Issue (i): Whether the duty demand on after-sale service charges was barred by limitation and unsupported by any valid allegation of suppression of facts.
Analysis: The show cause notice was issued beyond the normal limitation period and could survive only if the extended period was available on the basis of suppression. The relevant facts regarding the after-sale service charges had already been disclosed to the department, and earlier orders on the same price-lists for the same period had attained finality. The later attempt to reopen the issue on the allegation of suppression was not sustainable. The provisional assessment plea also failed for the relevant period because the statutory bond under Rule 9-B was executed only later, and the notice was incompetent in any event as the authority lacked jurisdiction to review the earlier order.
Conclusion: The demand relating to after-sale service charges was not maintainable and was set aside in favour of the assessee.
Issue (ii): Whether delivery charges and forwarding and handling charges were includible in the assessable value, and if so, to what extent.
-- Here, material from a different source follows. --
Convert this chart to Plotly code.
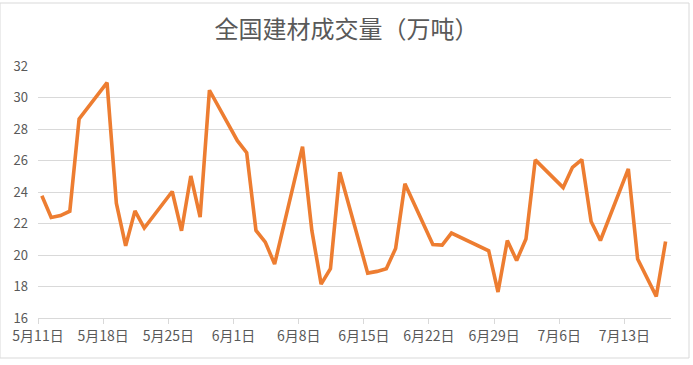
import plotly.graph_objects as go
import pandas as pd

dates = ["2020-05-11","2020-05-12","2020-05-13","2020-05-14","2020-05-15",
         "2020-05-18","2020-05-19","2020-05-20","2020-05-21","2020-05-22",
         "2020-05-25","2020-05-26","2020-05-27","2020-05-28","2020-05-29",
         "2020-06-01","2020-06-02","2020-06-03","2020-06-04","2020-06-05",
         "2020-06-08","2020-06-09","2020-06-10","2020-06-11","2020-06-12",
         "2020-06-15","2020-06-16","2020-06-17","2020-06-18","2020-06-19",
         "2020-06-22","2020-06-23","2020-06-24","2020-06-28",
         "2020-06-29","2020-06-30","2020-07-01","2020-07-02","2020-07-03",
         "2020-07-06","2020-07-07","2020-07-08","2020-07-09","2020-07-10",
         "2020-07-13","2020-07-14","2020-07-16","2020-07-17"]
volume = [23.76, 22.38, 22.5, 22.78, 28.64,
          30.94, 23.29, 20.58, 22.8, 21.71,
          24.03, 21.54, 25.02, 22.4, 30.46,
          27.26, 26.5, 21.56, 20.82, 19.42,
          26.88, 21.56, 18.15, 19.13, 25.26,
          18.85, 18.96, 19.13, 20.42, 24.52,
          20.67, 20.63, 21.39, 20.27,
          17.65, 20.92, 19.65, 21.01, 26.04,
          24.28, 25.57, 26.06, 22.13, 20.92,
          25.47, 19.74, 17.37, 20.86]
title = "全国建材成交量（万吨）"

x = pd.to_datetime(dates) + pd.Timedelta(hours=10)

fig = go.Figure(go.Scatter(x=x, y=volume, mode="lines",
                           line=dict(color="#ED7D31", width=3.6)))

font_main = "Noto Sans CJK SC, Noto Sans, sans-serif"
fig.update_layout(
    width=693, height=365,
    margin=dict(l=38, r=22, t=66, b=47),
    paper_bgcolor="white", plot_bgcolor="white",
    showlegend=False,
    font=dict(family=font_main, size=13, color="#595959"),
    title=dict(text=title, x=0.5, xanchor="center", y=0.92, yanchor="middle",
               font=dict(family=font_main, size=24, color="#595959")),
    xaxis=dict(type="date", range=["2020-05-11", "2020-07-18"],
               tick0="2020-05-11", dtick=7*86400000, tickformat="%-m月%-d日",
               showgrid=False, showline=True, linecolor="#d9d9d9", linewidth=1,
               ticks="outside", ticklen=5, tickcolor="#d9d9d9",
               tickfont=dict(size=14, color="#595959"), zeroline=False),
    yaxis=dict(range=[16, 32], dtick=2, showgrid=True, gridcolor="#d9d9d9",
               gridwidth=1, zeroline=False, showline=False,
               ticklabelstandoff=9,
               tickfont=dict(size=13, color="#595959")),
    shapes=[dict(type="rect", xref="paper", yref="paper",
                 x0=-38/633, x1=(689-38)/633, y0=-(358-318)/252, y1=(318-3)/252,
                 line=dict(color="#d9d9d9", width=1), fillcolor="rgba(0,0,0,0)",
                 layer="below")],
)

fig.write_html("out.html", config={"displayModeBar": False},
               post_script="document.body.style.margin='0';")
Analysis: Only those charges incurred up to the factory gate were includible in the assessable value; charges incurred after removal from the factory gate were not includible. Since the record did not contain a break-up of the charges, the matter required fresh determination on the basis of the extent to which the charges were incurred up to the factory gate and any excess recovered from customers over actual expenditure.
Conclusion: The assessable value had to be recomputed on the stated basis, and duty was payable only to the extent so determined.
Final Conclusion: The assessee succeeded on the limitation and suppression issue for after-sale service charges, while the valuation dispute on delivery and forwarding charges was sent back for recomputation in accordance with the factory-gate principle.
Ratio Decidendi: A duty demand cannot be sustained by invoking suppression where the material facts were already disclosed and earlier final orders on the same period and price-lists existed; in valuation, only charges attributable to movement up to the factory gate form part of assessable value.